#### [REQUIREMENTS]
Copy exactly, and only, the lines below from the first through the one containing "bar_index = list(range(0, 12))", both included; pictures are omitted.

#### [SOURCE EXCERPT]
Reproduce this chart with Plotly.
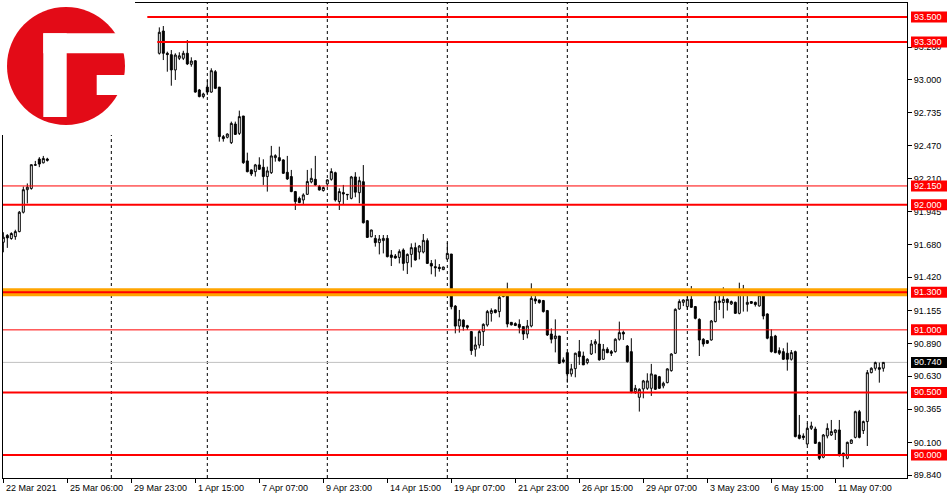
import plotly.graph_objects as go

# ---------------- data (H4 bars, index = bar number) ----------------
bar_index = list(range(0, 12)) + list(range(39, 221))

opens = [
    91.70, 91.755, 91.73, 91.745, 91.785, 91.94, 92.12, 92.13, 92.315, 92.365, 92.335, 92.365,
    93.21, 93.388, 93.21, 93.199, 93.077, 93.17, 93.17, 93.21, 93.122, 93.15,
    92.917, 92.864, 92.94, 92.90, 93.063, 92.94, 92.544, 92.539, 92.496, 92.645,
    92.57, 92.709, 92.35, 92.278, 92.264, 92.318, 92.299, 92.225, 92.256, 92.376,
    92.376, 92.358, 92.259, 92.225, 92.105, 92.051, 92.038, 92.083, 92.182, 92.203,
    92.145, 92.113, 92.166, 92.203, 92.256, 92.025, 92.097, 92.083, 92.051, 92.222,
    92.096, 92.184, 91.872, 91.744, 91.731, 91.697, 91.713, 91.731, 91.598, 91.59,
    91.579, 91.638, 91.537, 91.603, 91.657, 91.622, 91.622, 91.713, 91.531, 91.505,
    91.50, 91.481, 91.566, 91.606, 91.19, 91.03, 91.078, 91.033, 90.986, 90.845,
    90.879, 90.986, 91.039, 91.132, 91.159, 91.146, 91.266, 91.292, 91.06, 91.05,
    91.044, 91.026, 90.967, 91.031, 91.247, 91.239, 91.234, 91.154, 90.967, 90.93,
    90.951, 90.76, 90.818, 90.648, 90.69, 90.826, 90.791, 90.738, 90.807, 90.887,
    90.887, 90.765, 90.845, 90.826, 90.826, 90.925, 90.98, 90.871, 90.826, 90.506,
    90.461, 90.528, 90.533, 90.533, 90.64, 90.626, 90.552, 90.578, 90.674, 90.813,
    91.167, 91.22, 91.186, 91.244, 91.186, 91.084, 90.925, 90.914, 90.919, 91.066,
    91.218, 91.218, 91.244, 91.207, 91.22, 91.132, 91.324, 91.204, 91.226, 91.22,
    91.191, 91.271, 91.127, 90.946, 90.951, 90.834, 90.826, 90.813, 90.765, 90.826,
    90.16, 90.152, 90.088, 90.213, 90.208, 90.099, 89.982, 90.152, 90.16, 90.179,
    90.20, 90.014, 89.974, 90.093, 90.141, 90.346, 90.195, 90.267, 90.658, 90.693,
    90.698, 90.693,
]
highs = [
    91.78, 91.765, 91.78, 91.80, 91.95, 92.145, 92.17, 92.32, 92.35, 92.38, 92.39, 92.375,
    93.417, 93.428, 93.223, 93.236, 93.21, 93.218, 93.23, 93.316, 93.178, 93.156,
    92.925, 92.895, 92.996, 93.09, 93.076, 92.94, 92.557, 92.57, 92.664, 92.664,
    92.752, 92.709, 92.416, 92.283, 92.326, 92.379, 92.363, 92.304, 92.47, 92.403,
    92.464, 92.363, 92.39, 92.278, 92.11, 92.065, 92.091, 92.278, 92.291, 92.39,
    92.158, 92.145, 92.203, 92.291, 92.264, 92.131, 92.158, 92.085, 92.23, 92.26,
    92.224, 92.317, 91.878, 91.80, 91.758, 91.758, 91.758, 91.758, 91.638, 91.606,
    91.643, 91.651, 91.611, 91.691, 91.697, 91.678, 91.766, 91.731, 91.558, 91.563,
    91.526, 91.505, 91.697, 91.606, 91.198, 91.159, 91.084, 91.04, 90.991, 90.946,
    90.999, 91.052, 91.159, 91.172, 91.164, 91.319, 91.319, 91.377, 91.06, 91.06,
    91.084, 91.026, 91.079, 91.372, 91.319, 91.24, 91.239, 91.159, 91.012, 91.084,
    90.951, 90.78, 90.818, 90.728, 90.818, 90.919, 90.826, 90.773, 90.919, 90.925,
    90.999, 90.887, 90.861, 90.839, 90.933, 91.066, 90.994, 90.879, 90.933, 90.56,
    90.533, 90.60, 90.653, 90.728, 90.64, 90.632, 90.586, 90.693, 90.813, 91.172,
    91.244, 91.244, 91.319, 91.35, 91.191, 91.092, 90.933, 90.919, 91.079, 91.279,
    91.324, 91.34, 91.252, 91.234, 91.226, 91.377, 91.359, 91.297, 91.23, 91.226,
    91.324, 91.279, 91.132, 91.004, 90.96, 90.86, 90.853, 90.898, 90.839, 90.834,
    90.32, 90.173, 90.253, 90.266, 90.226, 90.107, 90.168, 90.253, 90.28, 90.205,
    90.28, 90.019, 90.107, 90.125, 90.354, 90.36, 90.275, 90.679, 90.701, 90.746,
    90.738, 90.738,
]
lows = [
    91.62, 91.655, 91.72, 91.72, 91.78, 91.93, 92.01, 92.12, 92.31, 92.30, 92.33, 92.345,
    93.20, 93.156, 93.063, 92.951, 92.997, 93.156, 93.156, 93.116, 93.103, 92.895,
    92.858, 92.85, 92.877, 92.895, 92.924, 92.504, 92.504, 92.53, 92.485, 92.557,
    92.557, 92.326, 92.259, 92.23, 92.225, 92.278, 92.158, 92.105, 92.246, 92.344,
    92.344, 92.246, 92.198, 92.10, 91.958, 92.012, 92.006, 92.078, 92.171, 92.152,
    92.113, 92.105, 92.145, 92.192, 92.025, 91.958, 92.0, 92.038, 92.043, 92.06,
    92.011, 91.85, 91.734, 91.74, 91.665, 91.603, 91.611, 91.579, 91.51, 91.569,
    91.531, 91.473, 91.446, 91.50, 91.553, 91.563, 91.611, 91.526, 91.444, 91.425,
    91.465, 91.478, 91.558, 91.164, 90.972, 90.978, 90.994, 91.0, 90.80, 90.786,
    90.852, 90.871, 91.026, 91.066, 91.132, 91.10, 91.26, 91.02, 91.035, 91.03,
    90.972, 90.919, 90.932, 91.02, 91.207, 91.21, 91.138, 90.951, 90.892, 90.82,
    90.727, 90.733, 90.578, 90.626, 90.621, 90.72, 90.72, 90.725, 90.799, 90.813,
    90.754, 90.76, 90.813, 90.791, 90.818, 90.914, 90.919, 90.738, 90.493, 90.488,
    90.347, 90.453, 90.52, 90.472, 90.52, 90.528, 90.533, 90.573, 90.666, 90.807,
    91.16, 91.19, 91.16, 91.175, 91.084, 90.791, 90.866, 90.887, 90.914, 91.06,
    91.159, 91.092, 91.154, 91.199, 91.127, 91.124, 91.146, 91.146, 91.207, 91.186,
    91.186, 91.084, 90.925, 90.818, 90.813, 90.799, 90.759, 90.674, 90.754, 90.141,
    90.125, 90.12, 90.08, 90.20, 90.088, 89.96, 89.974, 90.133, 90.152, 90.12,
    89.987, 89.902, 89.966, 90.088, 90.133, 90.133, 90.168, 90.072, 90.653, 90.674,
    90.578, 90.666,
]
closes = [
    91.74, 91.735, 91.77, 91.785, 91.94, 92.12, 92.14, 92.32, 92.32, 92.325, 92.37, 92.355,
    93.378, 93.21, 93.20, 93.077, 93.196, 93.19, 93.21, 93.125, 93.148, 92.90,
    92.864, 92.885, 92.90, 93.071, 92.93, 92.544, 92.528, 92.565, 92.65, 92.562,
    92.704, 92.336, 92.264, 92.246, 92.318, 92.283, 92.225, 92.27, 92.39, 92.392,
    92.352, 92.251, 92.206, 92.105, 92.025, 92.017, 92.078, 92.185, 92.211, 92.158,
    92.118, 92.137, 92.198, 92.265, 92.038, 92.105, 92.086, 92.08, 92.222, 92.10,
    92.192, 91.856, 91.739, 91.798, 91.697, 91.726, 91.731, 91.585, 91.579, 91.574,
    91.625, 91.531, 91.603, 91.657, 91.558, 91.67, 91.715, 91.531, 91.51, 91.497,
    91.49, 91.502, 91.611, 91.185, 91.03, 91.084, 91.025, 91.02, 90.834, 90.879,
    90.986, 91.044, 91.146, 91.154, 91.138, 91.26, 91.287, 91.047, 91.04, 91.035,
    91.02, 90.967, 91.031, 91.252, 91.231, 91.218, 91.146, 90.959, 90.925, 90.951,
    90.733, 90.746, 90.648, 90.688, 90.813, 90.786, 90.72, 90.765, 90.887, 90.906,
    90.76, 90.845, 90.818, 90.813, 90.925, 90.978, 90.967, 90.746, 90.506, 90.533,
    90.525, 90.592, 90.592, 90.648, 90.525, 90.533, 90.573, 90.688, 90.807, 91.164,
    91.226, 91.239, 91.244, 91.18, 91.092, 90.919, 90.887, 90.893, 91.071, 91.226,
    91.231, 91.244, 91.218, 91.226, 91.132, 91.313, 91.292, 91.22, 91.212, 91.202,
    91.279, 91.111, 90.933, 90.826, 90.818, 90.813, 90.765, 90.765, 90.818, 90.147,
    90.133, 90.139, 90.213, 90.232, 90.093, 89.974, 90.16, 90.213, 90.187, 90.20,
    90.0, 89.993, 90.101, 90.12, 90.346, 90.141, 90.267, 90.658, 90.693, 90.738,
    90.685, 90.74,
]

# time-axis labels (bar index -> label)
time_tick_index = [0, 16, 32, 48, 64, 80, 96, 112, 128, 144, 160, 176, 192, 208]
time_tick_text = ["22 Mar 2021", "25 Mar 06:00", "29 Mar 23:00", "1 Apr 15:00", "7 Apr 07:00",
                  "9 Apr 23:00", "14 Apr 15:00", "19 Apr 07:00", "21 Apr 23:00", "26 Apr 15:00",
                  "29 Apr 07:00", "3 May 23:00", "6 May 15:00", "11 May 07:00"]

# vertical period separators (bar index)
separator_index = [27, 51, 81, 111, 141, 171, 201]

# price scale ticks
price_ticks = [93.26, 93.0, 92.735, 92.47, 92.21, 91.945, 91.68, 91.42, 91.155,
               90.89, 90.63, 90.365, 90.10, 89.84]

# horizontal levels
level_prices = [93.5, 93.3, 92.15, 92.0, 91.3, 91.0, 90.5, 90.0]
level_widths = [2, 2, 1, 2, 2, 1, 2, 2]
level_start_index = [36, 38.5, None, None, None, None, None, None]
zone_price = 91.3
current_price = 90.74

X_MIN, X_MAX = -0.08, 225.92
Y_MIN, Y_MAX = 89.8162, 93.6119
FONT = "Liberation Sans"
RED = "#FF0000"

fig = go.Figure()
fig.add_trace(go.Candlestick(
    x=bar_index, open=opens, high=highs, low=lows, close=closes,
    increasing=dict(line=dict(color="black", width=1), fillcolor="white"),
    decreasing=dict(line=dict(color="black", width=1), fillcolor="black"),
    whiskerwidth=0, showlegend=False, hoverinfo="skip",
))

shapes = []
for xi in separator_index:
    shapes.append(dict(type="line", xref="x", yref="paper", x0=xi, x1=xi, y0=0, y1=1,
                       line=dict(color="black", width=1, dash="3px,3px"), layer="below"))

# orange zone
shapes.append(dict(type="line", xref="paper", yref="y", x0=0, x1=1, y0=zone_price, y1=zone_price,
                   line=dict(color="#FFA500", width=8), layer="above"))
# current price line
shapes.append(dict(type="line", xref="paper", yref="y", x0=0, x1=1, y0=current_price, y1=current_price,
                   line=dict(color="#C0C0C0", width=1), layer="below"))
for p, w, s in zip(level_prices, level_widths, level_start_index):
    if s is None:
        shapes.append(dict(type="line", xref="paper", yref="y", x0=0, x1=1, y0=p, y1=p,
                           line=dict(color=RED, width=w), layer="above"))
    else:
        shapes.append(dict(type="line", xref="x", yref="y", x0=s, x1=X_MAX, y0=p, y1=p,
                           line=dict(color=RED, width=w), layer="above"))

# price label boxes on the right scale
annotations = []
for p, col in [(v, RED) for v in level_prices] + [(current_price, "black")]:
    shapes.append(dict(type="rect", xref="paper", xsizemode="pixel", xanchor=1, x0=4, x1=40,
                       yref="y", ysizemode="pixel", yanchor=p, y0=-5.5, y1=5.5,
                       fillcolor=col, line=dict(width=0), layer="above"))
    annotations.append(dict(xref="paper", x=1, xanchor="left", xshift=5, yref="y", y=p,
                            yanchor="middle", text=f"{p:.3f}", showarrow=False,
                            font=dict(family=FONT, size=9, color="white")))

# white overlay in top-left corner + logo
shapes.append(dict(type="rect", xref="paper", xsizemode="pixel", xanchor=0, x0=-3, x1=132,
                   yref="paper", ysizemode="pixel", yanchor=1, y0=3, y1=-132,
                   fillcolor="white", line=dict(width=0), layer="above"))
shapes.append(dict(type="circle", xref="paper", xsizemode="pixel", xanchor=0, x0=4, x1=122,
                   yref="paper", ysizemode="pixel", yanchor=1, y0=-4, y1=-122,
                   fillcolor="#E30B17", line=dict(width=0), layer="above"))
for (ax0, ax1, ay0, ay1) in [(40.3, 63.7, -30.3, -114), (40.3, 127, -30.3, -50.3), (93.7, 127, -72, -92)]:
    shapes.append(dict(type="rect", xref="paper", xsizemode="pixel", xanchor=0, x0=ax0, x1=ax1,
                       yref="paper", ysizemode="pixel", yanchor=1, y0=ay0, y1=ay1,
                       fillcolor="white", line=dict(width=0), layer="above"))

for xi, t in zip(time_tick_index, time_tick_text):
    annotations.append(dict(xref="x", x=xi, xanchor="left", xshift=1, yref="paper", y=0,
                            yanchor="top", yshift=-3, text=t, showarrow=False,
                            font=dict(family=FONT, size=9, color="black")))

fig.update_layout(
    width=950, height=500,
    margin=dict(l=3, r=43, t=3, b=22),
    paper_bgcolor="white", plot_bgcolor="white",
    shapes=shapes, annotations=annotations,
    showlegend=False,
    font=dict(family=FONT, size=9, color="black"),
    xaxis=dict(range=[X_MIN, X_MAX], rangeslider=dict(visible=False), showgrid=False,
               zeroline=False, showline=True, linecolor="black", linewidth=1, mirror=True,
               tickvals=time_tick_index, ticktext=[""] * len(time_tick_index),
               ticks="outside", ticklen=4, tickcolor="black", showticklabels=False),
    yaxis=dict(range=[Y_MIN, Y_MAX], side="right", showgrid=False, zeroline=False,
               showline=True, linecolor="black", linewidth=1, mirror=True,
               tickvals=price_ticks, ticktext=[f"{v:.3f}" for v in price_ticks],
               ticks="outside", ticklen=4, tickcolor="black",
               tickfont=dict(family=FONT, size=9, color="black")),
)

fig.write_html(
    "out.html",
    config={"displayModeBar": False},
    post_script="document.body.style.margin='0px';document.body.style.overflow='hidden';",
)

#### [THE COMPLETED TASK]
Reproduce this chart with Plotly.
import plotly.graph_objects as go

# ---------------- data (H4 bars, index = bar number) ----------------
bar_index = list(range(0, 12)) + list(range(39, 221))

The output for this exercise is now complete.